跳转至

第八章:生产实践

系统架构

生产级架构

                    ┌─────────────┐
                    │   负载均衡   │
                    └──────┬──────┘
          ┌────────────────┼────────────────┐
          │                │                │
    ┌─────▼─────┐    ┌─────▼─────┐    ┌─────▼─────┐
    │  API 服务  │    │  API 服务  │    │  API 服务  │
    └─────┬─────┘    └─────┬─────┘    └─────┬─────┘
          │                │                │
          └────────────────┼────────────────┘
          ┌────────────────┼────────────────┐
          │                │                │
    ┌─────▼─────┐    ┌─────▼─────┐    ┌─────▼─────┐
    │  检索服务  │    │  向量存储  │    │  缓存层   │
    └───────────┘    └───────────┘    └───────────┘

性能优化

批量处理

from typing import List
import asyncio

class BatchRetriever:
    def __init__(self, retriever, batch_size: int = 32):
        self.retriever = retriever
        self.batch_size = batch_size

    async def batch_retrieve(self, queries: List[str]) -> List[List]:
        """批量检索"""
        results = []

        for i in range(0, len(queries), self.batch_size):
            batch = queries[i:i + self.batch_size]
            batch_results = await asyncio.gather(*[
                self._retrieve_one(q) for q in batch
            ])
            results.extend(batch_results)

        return results

    async def _retrieve_one(self, query: str):
        """单个检索"""
        return self.retriever.invoke(query)

# 使用示例
retriever = BatchRetriever(hybrid_retriever, batch_size=16)
results = await retriever.batch_retrieve(queries)

缓存策略

from functools import lru_cache
import hashlib
from typing import List
import redis

class CachedRetriever:
    def __init__(self, retriever, redis_url: str = "redis://localhost:6379"):
        self.retriever = retriever
        self.redis = redis.from_url(redis_url)
        self.cache_ttl = 3600  # 1 小时

    def _get_cache_key(self, query: str) -> str:
        """生成缓存键"""
        return f"retriever:{hashlib.md5(query.encode()).hexdigest()}"
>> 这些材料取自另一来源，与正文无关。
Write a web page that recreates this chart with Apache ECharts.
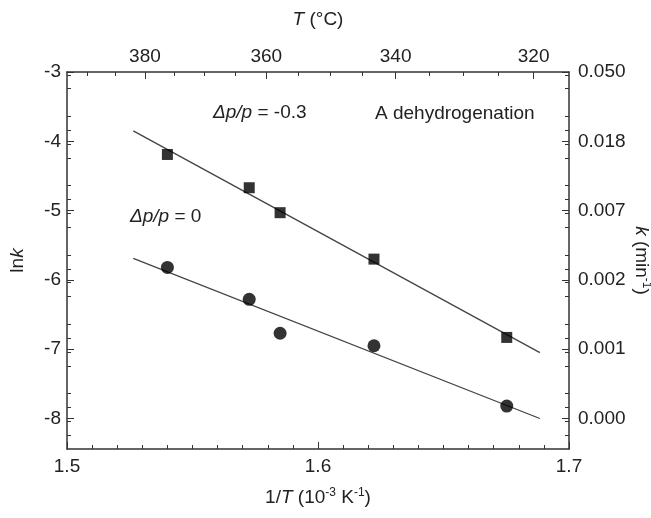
<!DOCTYPE html>
<html>
<head>
<meta charset="utf-8">
<script src="https://cdn.jsdelivr.net/npm/echarts@6/dist/echarts.min.js"></script>
<style>
  html, body { margin: 0; padding: 0; background: #fff; }
  #chart { width: 651px; height: 518px; }
</style>
</head>
<body>
<div id="chart"></div>
<script>
// 1/T in 10^-3 K^-1
const invT = [1.5400, 1.5726, 1.5849, 1.6223, 1.6752];
// ln k, dp/p = -0.3 (squares)
const lnkMinus03 = [-4.19, -4.67, -5.03, -5.70, -6.83];
// ln k, dp/p = 0 (circles)
const lnkZero = [-5.82, -6.28, -6.77, -6.95, -7.82];
// fitted lines, end points
const fitX = [1.5264, 1.6884];
const fitMinus03 = [-3.85, -7.05];
const fitZero = [-5.69, -8.00];
// left / right axis ticks (ln k)
const lnkTicks = [-3, -4, -5, -6, -7, -8];
// top axis temperatures (°C)
const tempMajor = [380, 360, 340, 320];
const tempMinor = [390, 385, 375, 370, 365, 355, 350, 345, 335, 330, 325];

const toInv = t => 1000 / (t + 273.15);
const pairs = (xs, ys) => xs.map((x, i) => [x, ys[i]]);

const axisColor = '#333';
const txt = '#222';
const font = 'Liberation Sans, Arial, sans-serif';
const fs = 19;
const labelStyle = { color: txt, fontSize: fs, fontFamily: font };
const italic = { fontStyle: 'italic', fontSize: fs, fontFamily: font, color: txt };
const sup = { fontSize: 12, fontFamily: font, color: txt, verticalAlign: 'top', lineHeight: 22 };

const chart = echarts.init(document.getElementById('chart'));
const option = {
  backgroundColor: '#fff',
  animation: false,
  grid: { left: 67, top: 72, width: 502, height: 377, containLabel: false, outerBoundsMode: 'none' },
  xAxis: [
    {
      type: 'value', position: 'bottom', min: 1.5, max: 1.7, interval: 0.1,
      axisLine: { lineStyle: { color: axisColor, width: 1.5 } },
      axisTick: { inside: true, length: 7, lineStyle: { color: axisColor } },
      minorTick: { show: true, splitNumber: 10, length: 4, lineStyle: { color: axisColor } },
      splitLine: { show: false },
      axisLabel: Object.assign({ margin: 8, formatter: v => v.toFixed(1) }, labelStyle),
      name: '1/{i|T} (10{sup|-3} K{sup|-1})', nameLocation: 'middle', nameGap: 38,
      nameTextStyle: { color: txt, fontSize: fs, fontFamily: font, lineHeight: 22, rich: { i: italic, sup: sup } }
    },
    {
      type: 'value', position: 'top', min: 1.5, max: 1.7,
      axisLine: { lineStyle: { color: axisColor, width: 1.5 } },
      axisTick: { inside: true, length: 7, lineStyle: { color: axisColor }, customValues: tempMajor.map(toInv) },
      splitLine: { show: false },
      axisLabel: Object.assign({
        margin: 6,
        customValues: tempMajor.map(toInv),
        formatter: v => String(Math.round(1000 / v - 273.15))
      }, labelStyle),
      name: '{i|T} (°C)', nameLocation: 'middle', nameGap: 43,
      nameTextStyle: { color: txt, fontSize: fs, fontFamily: font, rich: { i: italic } }
    },
    {
      type: 'value', position: 'top', min: 1.5, max: 1.7,
      axisLine: { show: false },
      axisTick: { inside: true, length: 4, lineStyle: { color: axisColor }, customValues: tempMinor.map(toInv) },
      axisLabel: { show: false },
      splitLine: { show: false }
    }
  ],
  yAxis: [
    {
      type: 'value', position: 'left', min: -8.44, max: -3, interval: 1,
      axisLine: { show: true, lineStyle: { color: axisColor, width: 1.5 } },
      axisTick: { inside: true, length: 7, lineStyle: { color: axisColor }, customValues: lnkTicks },
      minorTick: { show: true, splitNumber: 5, length: 4, lineStyle: { color: axisColor } },
      splitLine: { show: false },
      axisLabel: Object.assign({ margin: 6, customValues: lnkTicks, formatter: v => String(v) }, labelStyle),
      name: 'ln{i|k}', nameLocation: 'middle', nameGap: 40, nameRotate: 90,
      nameTextStyle: { color: txt, fontSize: fs, fontFamily: font, rich: { i: italic } }
    },
    {
      type: 'value', position: 'right', min: -8.44, max: -3, interval: 1,
      axisLine: { show: true, lineStyle: { color: axisColor, width: 1.5 } },
      axisTick: { inside: true, length: 7, lineStyle: { color: axisColor }, customValues: lnkTicks },
      minorTick: { show: true, splitNumber: 5, length: 4, lineStyle: { color: axisColor } },
      splitLine: { show: false },
      axisLabel: Object.assign({
        margin: 9, customValues: lnkTicks,
        formatter: v => Math.exp(v).toFixed(3)
      }, labelStyle),
      name: '{i|k} (min{sup|-1})', nameLocation: 'middle', nameGap: 61, nameRotate: -90,
      nameMoveOverlap: false,
      nameTextStyle: { color: txt, fontSize: fs, fontFamily: font, lineHeight: 22, rich: { i: italic, sup: sup } }
    }
  ],
  series: [
    {
      type: 'line', data: pairs(fitX, fitMinus03), symbol: 'none',
      lineStyle: { color: '#444', width: 1.3 }, z: 1
    },
    {
      type: 'line', data: pairs(fitX, fitZero), symbol: 'none',
      lineStyle: { color: '#444', width: 1.3 }, z: 1
    },
    {
      type: 'scatter', data: pairs(invT, lnkMinus03), symbol: 'rect', symbolSize: 11,
      itemStyle: { color: '#000' }, z: 3
    },
    {
      type: 'scatter', data: pairs(invT, lnkZero), symbol: 'circle', symbolSize: 13,
      itemStyle: { color: '#000' }, z: 3
    }
  ],
  graphic: [
    {
      type: 'text', x: 213, y: 113,
      style: {
        text: '{i|Δp/p} = -0.3', fill: txt, fontSize: fs, fontFamily: font, verticalAlign: 'middle',
        rich: { i: { fontStyle: 'italic', fontSize: fs, fontFamily: font, fill: txt } }
      }
    },
    {
      type: 'text', x: 375, y: 114,
      style: { text: 'A dehydrogenation', fill: txt, fontSize: fs, fontFamily: font, verticalAlign: 'middle' }
    },
    {
      type: 'text', x: 130, y: 217,
      style: {
        text: '{i|Δp/p} = 0', fill: txt, fontSize: fs, fontFamily: font, verticalAlign: 'middle',
        rich: { i: { fontStyle: 'italic', fontSize: fs, fontFamily: font, fill: txt } }
      }
    }
  ]
};
chart.setOption(option);
window.addEventListener('resize', () => chart.resize());
</script>
</body>
</html>
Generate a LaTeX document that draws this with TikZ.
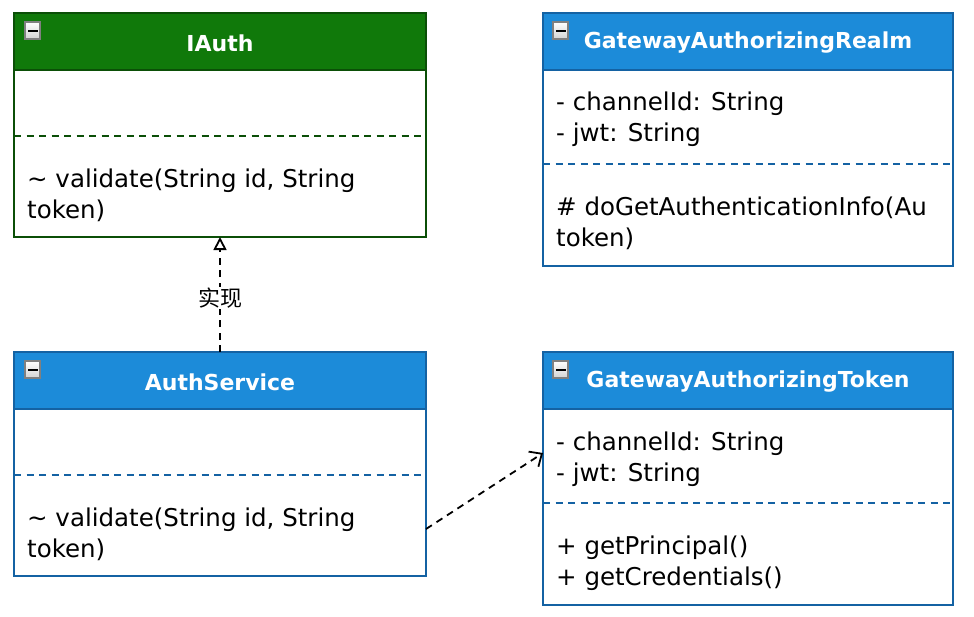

    def retrieve(self, query: str) -> List:
        """带缓存的检索"""
        cache_key = self._get_cache_key(query)

        # 尝试从缓存获取
        cached = self.redis.get(cache_key)
        if cached:
            return json.loads(cached)

        # 执行检索
        results = self.retriever.invoke(query)

        # 存入缓存
        self.redis.setex(
            cache_key,
            self.cache_ttl,
            json.dumps([{'content': r.page_content, 'metadata': r.metadata} for r in results])
        )

        return results

    def invalidate_cache(self, query: str = None):
        """清除缓存"""
        if query:
            self.redis.delete(self._get_cache_key(query))
        else:
            # 清除所有检索缓存
            for key in self.redis.scan_iter("retriever:*"):
                self.redis.delete(key)

异步处理

from fastapi import FastAPI, HTTPException
from pydantic import BaseModel
from typing import List, Optional
import asyncio

app = FastAPI()

class SearchRequest(BaseModel):
    query: str
    top_k: int = 5
    use_rerank: bool = True

class SearchResult(BaseModel):
    content: str
    score: float
    metadata: dict

class SearchResponse(BaseModel):
    results: List[SearchResult]
    latency_ms: float

@app.post("/search", response_model=SearchResponse)
async def search(request: SearchRequest):
    """异步搜索接口"""
    import time
    start = time.time()

    # 异步执行检索
    results = await asyncio.to_thread(
        hybrid_retriever.invoke,
        request.query
    )

    # 可选重排序
    if request.use_rerank:
        results = await asyncio.to_thread(
            reranker.rerank,
            request.query,
            results
        )

    latency = (time.time() - start) * 1000

    return SearchResponse(
        results=[SearchResult(
            content=r.page_content,
            score=r.metadata.get('score', 0),
            metadata=r.metadata
        ) for r in results[:request.top_k]],
        latency_ms=latency
    )

可扩展性

水平扩展

from concurrent.futures import ThreadPoolExecutor
from typing import List

class DistributedRetriever:
    def __init__(self, retriever_urls: List[str]):
        self.retriever_urls = retriever_urls
        self.executor = ThreadPoolExecutor(max_workers=len(retriever_urls))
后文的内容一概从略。